While detailed Barbara specifications are classified, the publicly released U.S. Foreign Military Sale description is unusually revealing about the “armament” of the unit in capability terms, not weapons. The package includes Airspace and Surface Radar Reconnaissance aerostat systems with airborne early warning radars, Identification Friend or Foe capability, electronic sensor systems, powered mooring and tether systems with embedded fiber optics, and ground control systems, plus training and long-term technical support. The industrial team includes Raytheon, TCOM, ELTA North America, and Avantus Federal, indicating a mature, exportable architecture rather than a bespoke prototype.

Open-source industry data helps frame what such an aerostat radar package can deliver. The most likely radar family associated with the Barbara program is an aerostat-mounted 3D multi-beam Doppler AESA radar using gallium nitride RF modules. Systems in this class are designed to detect and track low-flying cruise missiles, UAVs, fighter aircraft, loitering munitions, and maritime targets. They provide 360-degree coverage, track-while-scan functionality, the ability to manage hundreds of simultaneous tracks, and rotating or sector modes optimized for either persistent wide-area search or focused high-update-rate surveillance. Endurance can reach several weeks on station, depending on weather conditions, with interoperability options such as NATO-standard tactical data links and optional payloads including ELINT, COMINT, IFF, and EO/IR for classification and identification.

The decisive advantage is radar geometry. Lift a sensor to roughly 4 kilometers altitude, and the radar horizon expands dramatically, enabling detection of targets that stay below the look angle of ground-based radars until they are already close to defended assets. That is exactly the profile of modern saturation threats: cruise missiles hugging terrain, massed one-way attack drones, and small UAVs probing for gaps. By feeding continuous tracks into national and NATO air pictures, a Barbara-equipped battalion can provide earlier engagement opportunities for Poland’s layered defenses, from fighter intercept to medium- and short-range surface-to-air missile systems, while also reducing the number of high-readiness aircraft hours needed simply to search for threats.

Within Poland’s force design, the 37th Radiotechnical Battalion is best understood as a new sensor maneuver unit for the integrated air and missile defense enterprise. Its job is not to shoot, but to make every shooter more lethal by improving warning time, track quality, and target identification along the eastern and north-eastern axes that include Belarus and Russia’s Kaliningrad exclave. The aerostats are intended to support Poland’s broader Air Defence System and Coastal Observation System, adding a maritime domain awareness dividend in the Baltic approaches. That dual air-surface surveillance role is consistent with the system architecture and with the operational reality that Poland must monitor both air-breathing and sea-skimming threats.

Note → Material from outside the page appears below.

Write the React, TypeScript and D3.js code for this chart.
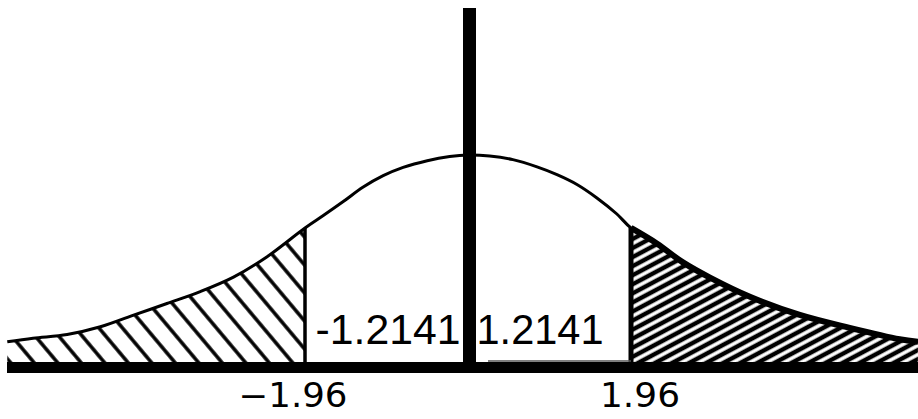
import React from "react";
import * as d3 from "d3";

// Bell curve outline, read as (z, density) pairs
const curveZ = [-5.54, -5.23, -4.82, -4.42, -4.03, -3.62, -3.22, -2.82, -2.42, -1.96, -1.74, -1.5, -1.26, -1.02, -0.78, -0.49, -0.22, 0, 0.26, 0.54, 0.83, 1.07, 1.31, 1.55, 1.79, 1.96, 2.27, 2.58, 2.91, 3.39, 3.99, 4.59, 5.19, 5.41];
const curveDensity = [0.039, 0.046, 0.053, 0.068, 0.09, 0.113, 0.136, 0.164, 0.203, 0.259, 0.283, 0.31, 0.338, 0.36, 0.376, 0.389, 0.397, 0.4, 0.398, 0.391, 0.377, 0.362, 0.343, 0.317, 0.286, 0.259, 0.229, 0.193, 0.163, 0.126, 0.091, 0.066, 0.044, 0.039];

// Critical values marking the rejection regions
const criticalValues = [-1.96, 1.96];
const criticalLabels = ["\u22121.96", "1.96"];

// Test statistic shown on either side of the centre
const statValues = [-1.2141, 1.2141];
const statLabels = ["-1.2141", "1.2141"];

const W = 918;
const H = 419;

export default function App() {
  const x = d3.scaleLinear().domain([-1.96, 1.96]).range([305, 631]);
  const y = d3.scaleLinear().domain([0, 0.4]).range([362, 155]);

  const pts: [number, number][] = curveZ.map((z, i) => [z, curveDensity[i]]);
  const line = d3
    .line<[number, number]>()
    .x((d) => x(d[0]))
    .y((d) => y(d[1]))
    .curve(d3.curveCatmullRom.alpha(0.5));
  const area = d3
    .area<[number, number]>()
    .x((d) => x(d[0]))
    .y0(y(0))
    .y1((d) => y(d[1]))
    .curve(d3.curveCatmullRom.alpha(0.5));

  const leftTail = pts.filter((d) => d[0] <= criticalValues[0]);
  const rightTail = pts.filter((d) => d[0] >= criticalValues[1]);
  const densityAt = (z: number) => curveDensity[curveZ.indexOf(z)];

  const x0 = x(0) + 1.5;
  const baseY = y(0);

  return (
    <svg
      width={W}
      height={H}
      style={{ position: "absolute", left: 0, top: 0, background: "#fff" }}
    >
      <defs>
        <pattern
          id="hatchLeft"
          patternUnits="userSpaceOnUse"
          width={40}
          height={18}
          patternTransform="rotate(50)"
        >
          <line x1={0} y1={9} x2={40} y2={9} stroke="#000" strokeWidth={3.6} />
        </pattern>
        <pattern
          id="hatchRight"
          patternUnits="userSpaceOnUse"
          width={40}
          height={8}
          patternTransform="rotate(-28)"
        >
          <line x1={0} y1={4} x2={40} y2={4} stroke="#000" strokeWidth={4.6} />
        </pattern>
      </defs>

      {/* shaded tails */}
      <path d={area(leftTail) ?? ""} fill="url(#hatchLeft)" />
      <path d={area(rightTail) ?? ""} fill="url(#hatchRight)" />

      {/* density curve */}
      <path d={line(pts) ?? ""} fill="none" stroke="#000" strokeWidth={3} />
      <path d={line(rightTail) ?? ""} fill="none" stroke="#000" strokeWidth={6} />

      {/* critical value boundaries */}
      <line
        x1={x(criticalValues[0])}
        x2={x(criticalValues[0])}
        y1={y(densityAt(criticalValues[0]))}
        y2={baseY}
        stroke="#000"
        strokeWidth={3.5}
      />
      <line
        x1={x(criticalValues[1])}
        x2={x(criticalValues[1])}
        y1={y(densityAt(criticalValues[1]))}
        y2={baseY}
        stroke="#000"
        strokeWidth={5}
      />
      <line x1={488} x2={x(criticalValues[1])} y1={baseY - 1} y2={baseY - 1} stroke="#555" strokeWidth={1.5} />

      {/* horizontal axis */}
      <rect x={7} y={baseY} width={W - 7} height={11} fill="#000" />
      {/* vertical axis */}
      <rect x={x0 - 6.5} y={8} width={13} height={baseY + 11 - 8} fill="#000" />

      {/* test statistic labels */}
      {statValues.map((v, i) => (
        <text
          key={i}
          x={v < 0 ? x0 - 9 : x0 + 7}
          y={baseY - 18}
          textAnchor={v < 0 ? "end" : "start"}
          fontFamily="'Liberation Sans', Arial, sans-serif"
          fontSize={42}
          textLength={v < 0 ? 145 : 127}
          lengthAdjust="spacingAndGlyphs"
          fill="#000"
        >
          {statLabels[i]}
        </text>
      ))}

      {/* critical value labels */}
      {criticalValues.map((c, i) => (
        <text
          key={i}
          x={x(c) + (c < 0 ? -12 : 9)}
          y={407}
          textAnchor="middle"
          fontFamily="'DejaVu Sans', sans-serif"
          fontSize={33}
          textLength={c < 0 ? 109 : 80}
          lengthAdjust="spacingAndGlyphs"
          fill="#000"
        >
          {criticalLabels[i]}
        </text>
      ))}
    </svg>
  );
}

Comparable dedicated aerostat early-warning formations remain rare in NATO, which has traditionally relied on airborne warning aircraft and ground-based long-range radars. The closest conceptual analogue was the U.S. Army’s JLENS program, which sought to provide persistent air and missile threat warning and cueing for interceptors and ground-based air defense, though it was ultimately curtailed after cost and reliability issues. Israel, by contrast, has operationalized the concept with the Sky Dew high-availability aerostat system, underscoring both the value and vulnerability of such elevated sensors in contested environments. China has also invested in tethered surveillance aerostats to extend maritime and air awareness around sensitive areas, illustrating that elevated, persistent sensors are a feature of great-power competition rather than a niche experiment.

Poland’s requirement is rooted in geography, threat math, and lessons from Ukraine. Warsaw has raised defense spending to around 4 percent of GDP and is accelerating efforts to close the low-altitude detection gap that can allow cruise missiles and drones to penetrate deep before detection. Aerostat-based sensors significantly improve detection ranges against low-flying threats at several hundred kilometers, a critical bracket for maximizing engagement options and minimizing strategic surprise. In that context, Barbara is less a novelty than an overdue enabler: an elevated radar picket line that turns Poland’s eastern flank from a radar boundary into a monitored battlespace, shaping deterrence by demonstrating continuous observation and shortening the window for any adversary to attempt a low-level penetration.